School photo 1964 and recollections from thenPocket hymn book as issued to all pupils
Thank you for making available the school photo from 1964 on the Alumni website. The resolution is not good enough for me to find myself but I can clearly see Mr GJ Cross, headmaster at the time, sitting in the centre. To his right it is possibly Mr Wallace. I see there are various ladies sitting to his left; I assume these were the school secretary and staff from the boarding house. There were still a few borders in the school at the time, mainly the sons of RAF officers serving overseas. The boarding house was above the Old Big School and was strictly out of bounds to day boys. One of the borders in my class was Darrell Staff-Brett, who was, I think, the son of an RAF officer stationed overseas, and an outstandingly good scrum-half in the school rugby team. I wonder what has become of him.
1964 was the year I did my O-levels, so I would have been in form 5A-K. There were three classes in each year, except the fifth year, called A, A-K, and L-Z. The A stream did O-levels in four years, enabling them to spend a third year in the sixth form to do the then compulsory Oxbridge entry exams. The rest of us were divided between A-K and L-Z according to the letter of one's surname, although this system seems to have been applied rather loosely.
After O-levels I went into the sixth form to do A-levels, in my case going into form PMGFL6 followed by PMGF6. The letters referred to the subjects, physics maths, geography and French (Lower) 6th.. Other sixth forms were MPC (maths, physics and chemistry), PCBZ (physics, chemistry, botany and zoology-for the medics) and Arts, which was everything else.
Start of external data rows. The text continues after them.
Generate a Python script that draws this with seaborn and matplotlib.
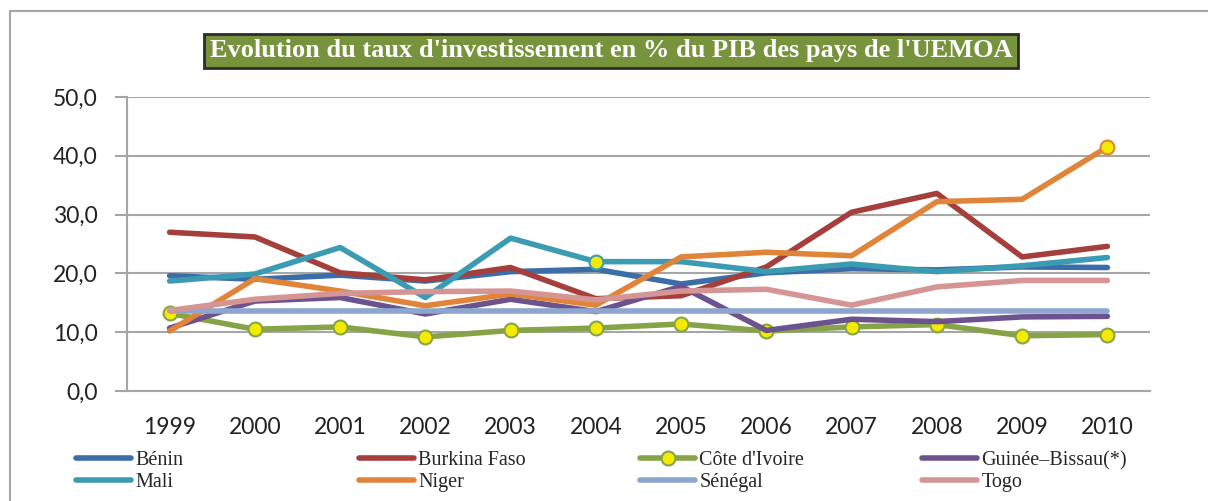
import matplotlib
matplotlib.use("agg")
import matplotlib.pyplot as plt
from matplotlib.lines import Line2D
from matplotlib.patches import Rectangle
from matplotlib.ticker import FuncFormatter, MultipleLocator
import seaborn as sns

years = [1999, 2000, 2001, 2002, 2003, 2004, 2005, 2006, 2007, 2008, 2009, 2010]

benin = [19.6, 19.0, 19.7, 18.7, 20.3, 20.7, 18.2, 20.1, 20.8, 20.6, 21.1, 21.0]
burkina = [27.0, 26.2, 20.1, 18.9, 21.0, 15.7, 16.2, 21.1, 30.4, 33.6, 22.8, 24.6]
cote_ivoire = [13.2, 10.5, 10.9, 9.2, 10.3, 10.7, 11.4, 10.2, 10.9, 11.3, 9.4, 9.6]
guinee_bissau = [10.7, 15.3, 15.9, 13.1, 15.6, 13.5, 17.8, 10.3, 12.2, 11.8, 12.6, 12.7]
mali = [18.7, 19.9, 24.4, 15.9, 26.0, 22.0, 22.0, 20.3, 21.6, 20.3, 21.3, 22.7]
niger = [10.2, 19.1, 17.0, 14.5, 16.5, 14.6, 22.8, 23.6, 23.0, 32.2, 32.6, 41.5]
senegal = [13.6, 13.6, 13.6, 13.6, 13.6, 13.6, 13.6, 13.6, 13.6, 13.6, 13.6, 13.6]
togo = [13.7, 15.6, 16.6, 16.9, 17.0, 15.5, 17.0, 17.3, 14.6, 17.7, 18.8, 18.8]

names = ["Bénin", "Burkina Faso", "Côte d'Ivoire", "Guinée–Bissau(*)",
         "Mali", "Niger", "Sénégal", "Togo"]
series = [benin, burkina, cote_ivoire, guinee_bissau, mali, niger, senegal, togo]
colors = ["#3B6EA8", "#A53F3C", "#86A447", "#6C528E",
          "#3A9BB3", "#E0843A", "#8EA6CE", "#D69595"]
# points marked with a yellow dot (index into years)
marked = [None, None, list(range(12)), None, [5], [11], None, None]

sns.set_style("white")
plt.rcParams["font.family"] = ["Lato", "DejaVu Sans"]

fig = plt.figure(figsize=(12.08, 5.01), dpi=100)
ax = fig.add_axes([127 / 1208, 1 - 391 / 501, 1023 / 1208, 294 / 501])

grid_col = "#A6A6A6"
for name, vals, col, mk in zip(names, series, colors, marked):
    kw = {}
    if mk is not None:
        kw = dict(marker="o", markevery=mk, markersize=10,
                  markerfacecolor="#F5EB00", markeredgecolor=col, markeredgewidth=1.5)
    sns.lineplot(x=years, y=vals, ax=ax, color=col, lw=4, legend=False, **kw)

ax.set_xlim(1998.5, 2010.5)
ax.set_ylim(0, 50)
ax.yaxis.set_major_locator(MultipleLocator(10))
ax.yaxis.set_major_formatter(FuncFormatter(lambda v, p: f"{v:.1f}".replace(".", ",")))
ax.set_xticks(years)
ax.set_xticklabels([str(y) for y in years])
ax.set_xticks([y - 0.5 for y in years] + [2010.5], minor=True)
ax.tick_params(axis="x", which="major", length=0, pad=19, labelsize=16.5, colors="#222222")
ax.tick_params(axis="x", which="minor", length=8, width=1.5, color=grid_col, direction="out")
ax.tick_params(axis="y", which="major", length=9, width=1.5, color=grid_col,
               pad=12, labelsize=16.5, labelcolor="#222222", left=True)
ax.grid(axis="y", color=grid_col, lw=1.5)
ax.set_axisbelow(True)
for s in ["top", "right"]:
    ax.spines[s].set_visible(False)
for s in ["left", "bottom"]:
    ax.spines[s].set_color(grid_col)
    ax.spines[s].set_linewidth(1.5)
ax.set_xlabel("")
ax.set_ylabel("")

# title box
fig.text(611 / 1208, 1 - 51 / 501,
         "Evolution du taux d'investissement en % du PIB des pays de l'UEMOA",
         ha="center", va="center", color="white", fontsize=19, fontweight="bold",
         family="Liberation Serif",
         bbox=dict(boxstyle="square,pad=0.22", facecolor="#77933C",
                   edgecolor="#2B2B2B", linewidth=2))

# outer frame
fig.patches.append(Rectangle((10 / 1208, -0.05), 1.1, 1 - 11 / 501 + 0.05,
                             transform=fig.transFigure, fill=False,
                             edgecolor="#A6A6A6", lw=1.5))

# legend: 4 columns, row-major order
col_x = [76, 359, 640, 922]
for c in range(4):
    hs = []
    for r in range(2):
        i = r * 4 + c
        if marked[i] is not None and len(marked[i]) == 12:
            h = Line2D([], [], color=colors[i], lw=4, marker="o", markersize=10,
                       markerfacecolor="#F5EB00", markeredgecolor=colors[i],
                       markeredgewidth=1.5)
        else:
            h = Line2D([], [], color=colors[i], lw=4)
        hs.append((h, names[i]))
    fig.legend([h for h, _ in hs], [n for _, n in hs],
               loc="upper left", bbox_to_anchor=(col_x[c] / 1208, 1 - 451 / 501),
               frameon=False, ncol=1, handlelength=2.75, handletextpad=0.2,
               labelspacing=0.15, borderpad=0, borderaxespad=0,
               prop={"family": "Liberation Serif", "size": 14.5})

fig.savefig("out.png", dpi=100)
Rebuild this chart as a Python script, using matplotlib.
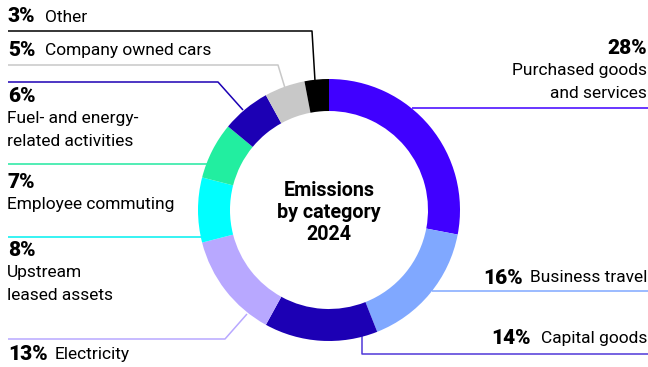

The system was totally confusing to all outsiders but made perfect sense to us at the time.
One of the features of the school that time was that each boy was issued with a small hymn book to be kept in his top blazer pocket. Mr Cross wrote in each book personally when the boy joined the school. I still have mine, rather battered from many years of use at school, and it is just possible to make out Mr Cross’ handwriting, in blue fountain pen ink of course, on the inside front cover. I attach a photograph of it and I wonder if any other school hymn books from this period have survived.
I would be delighted to hear from any other Alumnus or former (then very young) member of staff who was on the 1964 photo.